What Are Convertible Notes?

What Do Convertible Notes Mean?
Convertible Notes are a type of company debt that can sometimes turn into company shares later. Crypto traders may watch Convertible Notes when crypto-related companies, Bitcoin miners, or infrastructure firms raise money because it can affect investor confidence, balance-sheet risk, dilution concerns, and market sentiment.
Simple definition
Convertible Notes are loans that may convert into shares of a company under certain conditions.
They start as debt, meaning the company borrows money. Later, depending on the terms, investors may be repaid or may receive company shares instead.

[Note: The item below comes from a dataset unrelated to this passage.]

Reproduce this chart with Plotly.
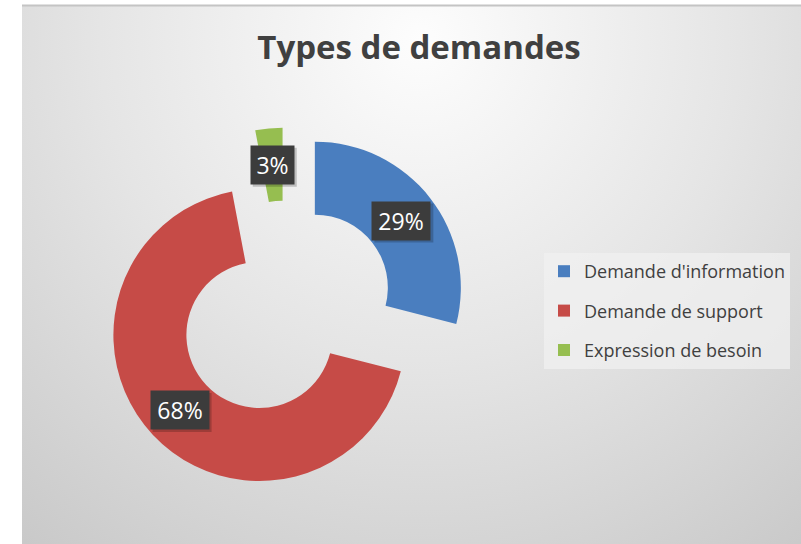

Why Convertible Notes matter
Convertible Notes matter because they show how a company is raising capital. A company may use the money to fund growth, pay debt, invest in infrastructure, or support operations.
They can also affect how traders read a company’s financial position. Raising money may be seen as supportive if it strengthens the business, but it can also raise questions about debt, future dilution, or why the company needs capital.
How traders usually read it
A Convertible Notes offering may be read as constructive when traders believe the company is using the money for growth, infrastructure, or stronger long-term positioning.
It may be read more cautiously when the company already has financial stress, weak cash flow, falling asset values, or dilution concerns. The meaning depends on the company, the size of the deal, the terms, and the market backdrop.
Why it matters for crypto
Convertible Notes can matter for crypto when Bitcoin miners, crypto exchanges, infrastructure firms, or treasury-style companies use them to raise money. These headlines may affect how traders view company strength, funding conditions, and institutional interest in the sector.
Crypto traders may read Convertible Notes alongside Bitcoin price action, equity performance, miner behavior, ETF flows, liquidity, macro signals, and broader risk appetite. The same funding headline can look different in a strong market than it does in a stressed one.
Convertible Notes are not a standalone signal
Convertible Notes should not be used alone as a market signal. A company raising money does not automatically mean the stock or the crypto market will rise, and it does not automatically mean the company is in trouble.
Convertible Notes are most useful when read alongside the company’s balance sheet, revenue trends, profitability, debt levels, share price reaction, Bitcoin price action, liquidity, and broader market sentiment.
Example in a market update
If Bitcoin is rising while a Bitcoin miner raises money through Convertible Notes to expand infrastructure, traders may read the headline as supportive for the company’s growth narrative.
If Bitcoin is falling while a crypto-related company issues Convertible Notes during financial stress, traders may read the headline more cautiously because debt and dilution concerns may matter more.
Common signals traders watch
- Why the company is raising money
- Whether the notes may create future dilution
- Whether the company has strong or weak financial conditions
- Whether investors react positively or cautiously to the offering
- Whether Bitcoin, equities, liquidity, and market sentiment support the broader setup
Key takeaway
Convertible Notes are debt that may convert into shares, and traders watch them because they can affect funding strength, dilution concerns, company risk, and crypto market context.